The court ruled that all the detainees should be freed, but must reappear in court in March 2010.
No health and safety or social security for shipyard workers because of lack of government backing for trade union rights: 2009 was another disastrous year for Turkey's shipyard workers. The DISK-affiliated Harbour, Shipyard, Shipbuilding and Repair Workers' Union Limter-Is reported 15 workers died during their work on a Turkish shipyard, most of them at the notorious Tuzla shipyard, 50 km away from Istanbul. The Limter-Is chairman Cem Dinç blamed the powerlessness of the unions on the government's indifference.
Thirteen trade union leaders arrested: On 7 December, almost the entire Executive Committee as well as some local branch office presidents of Nakliyat-Is, a trade union organising transport workers (predominantly those employed by subcontractors) affiliated to DISK, were arrested and detained. Nakliyat-Is is one of the larger and more visible affiliates of DISK. The union headquarters were also raided. Upon arresting them, the police searched their houses as well as union premises in the cities of Istanbul, Konya and Gebze. They were subsequently charged with "organising a crime syndicate in order to generate financial profit". The defense lawyers had no access to their clients' files.

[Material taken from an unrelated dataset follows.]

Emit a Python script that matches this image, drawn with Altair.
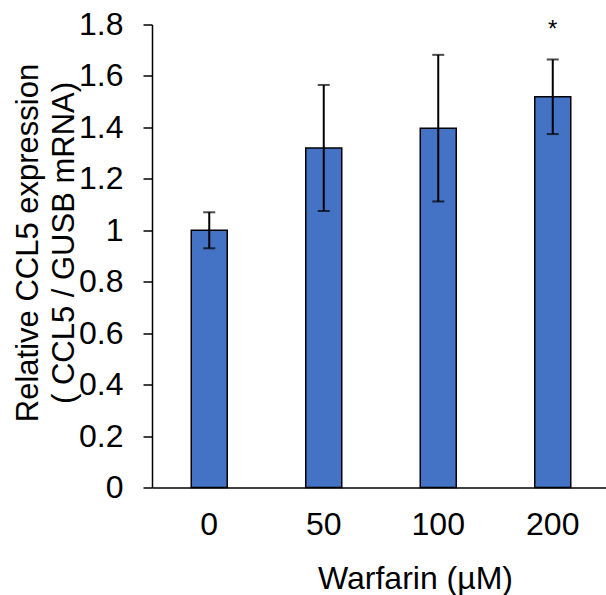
import altair as alt
import pandas as pd

doses = ["0", "50", "100", "200"]
means = [1.0, 1.32, 1.397, 1.519]
sds = [0.07, 0.245, 0.285, 0.145]
sig = ["", "", "", "*"]
y_ticks = [0, 0.2, 0.4, 0.6, 0.8, 1.0, 1.2, 1.4, 1.6, 1.8]

df = pd.DataFrame({
    "dose": doses,
    "mean": means,
    "lo": [m - s for m, s in zip(means, sds)],
    "hi": [m + s for m, s in zip(means, sds)],
    "sig": sig,
})

FONT = "Liberation Sans"

x_scale = alt.Scale(paddingInner=0.0, paddingOuter=0.0, range=[0, 458])

x = alt.X(
    "dose:N",
    sort=doses,
    scale=x_scale,
    axis=alt.Axis(
        title="Warfarin (µM)",
        labelAngle=0,
        ticks=False,
        tickSize=0,
        labelPadding=22,
        labelFontSize=32,
        labelFont=FONT,
        labelColor="black",
        titleFontSize=32,
        titleFont=FONT,
        titleFontWeight="normal",
        titleColor="black",
        titleX=263,
        titleY=101,
        titleBaseline="alphabetic",
        domainColor="black",
        domainWidth=1.5,
    ),
)

y_scale = alt.Scale(domain=[0, 1.8], nice=False, zero=True)

bars = alt.Chart(df).mark_bar(
    size=36, color="#4472C4", stroke="black", strokeWidth=1.5
).encode(
    x=x,
    y=alt.Y(
        "mean:Q",
        scale=y_scale,
        axis=alt.Axis(
            values=y_ticks,
            format=".1~f",
            grid=False,
            tickSize=9,
            tickColor="black",
            tickWidth=1.5,
            domainColor="black",
            domainWidth=1.5,
            labelPadding=20,
            labelFontSize=32,
            labelFont=FONT,
            labelColor="black",
            title=["Relative CCL5  expression", "( CCL5 / GUSB mRNA)"],
            titleFontSize=31,
            titleFont=FONT,
            titleFontWeight="normal",
            titleColor="black",
            titleLineHeight=36,
            titleBaseline="alphabetic",
            titleX=-115,
            titleY=218,
            titleAlign="center",
            titleAngle=270,
        ),
    ),
)

rules = alt.Chart(df).mark_rule(color="black", strokeWidth=2).encode(
    x=alt.X("dose:N", sort=doses, scale=x_scale),
    y=alt.Y("lo:Q", scale=y_scale),
    y2="hi:Q",
)

caps_hi = alt.Chart(df).mark_tick(color="black", size=12, thickness=2).encode(
    x=alt.X("dose:N", sort=doses, scale=x_scale),
    y=alt.Y("hi:Q", scale=y_scale),
)
caps_lo = alt.Chart(df).mark_tick(color="black", size=12, thickness=2).encode(
    x=alt.X("dose:N", sort=doses, scale=x_scale),
    y=alt.Y("lo:Q", scale=y_scale),
)

stars = alt.Chart(df).mark_text(
    fontSize=24, font=FONT, color="black", baseline="alphabetic", dy=-22
).encode(
    x=alt.X("dose:N", sort=doses, scale=x_scale),
    y=alt.Y("hi:Q", scale=y_scale),
    text="sig:N",
)

chart = alt.layer(bars, rules, caps_hi, caps_lo, stars).properties(
    width=454,
    height=463,
    autosize=alt.AutoSizeParams(type="none"),
    padding={"left": 152, "top": 24.5, "right": 0, "bottom": 107.5},
    background="white",
).configure_view(stroke=None)

chart.save("out.html", embed_options={"renderer": "svg", "actions": False})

Union victory at Mersin International Port (MIP): Tümtis, an International Transport Workers' Federation (ITF) affiliate, went into a dispute with the port's landside sub-contractor Akan-sel after it had dismissed 120 workers "for economic reasons" in January. This occurred after Tümtis had successfully recruited most of them. The company also challenged the Labour Ministry's decision which confirmed that the union could represent these workers. On 8 May, the conflict escalated after the police was brought in while workers were protesting at the port's gate. Finally, a top-level meeting between the union and management was held, after which all workers who had been dismissed since January were re-hired by the new sub-contractor, which had in the meantime been contracted by MIP.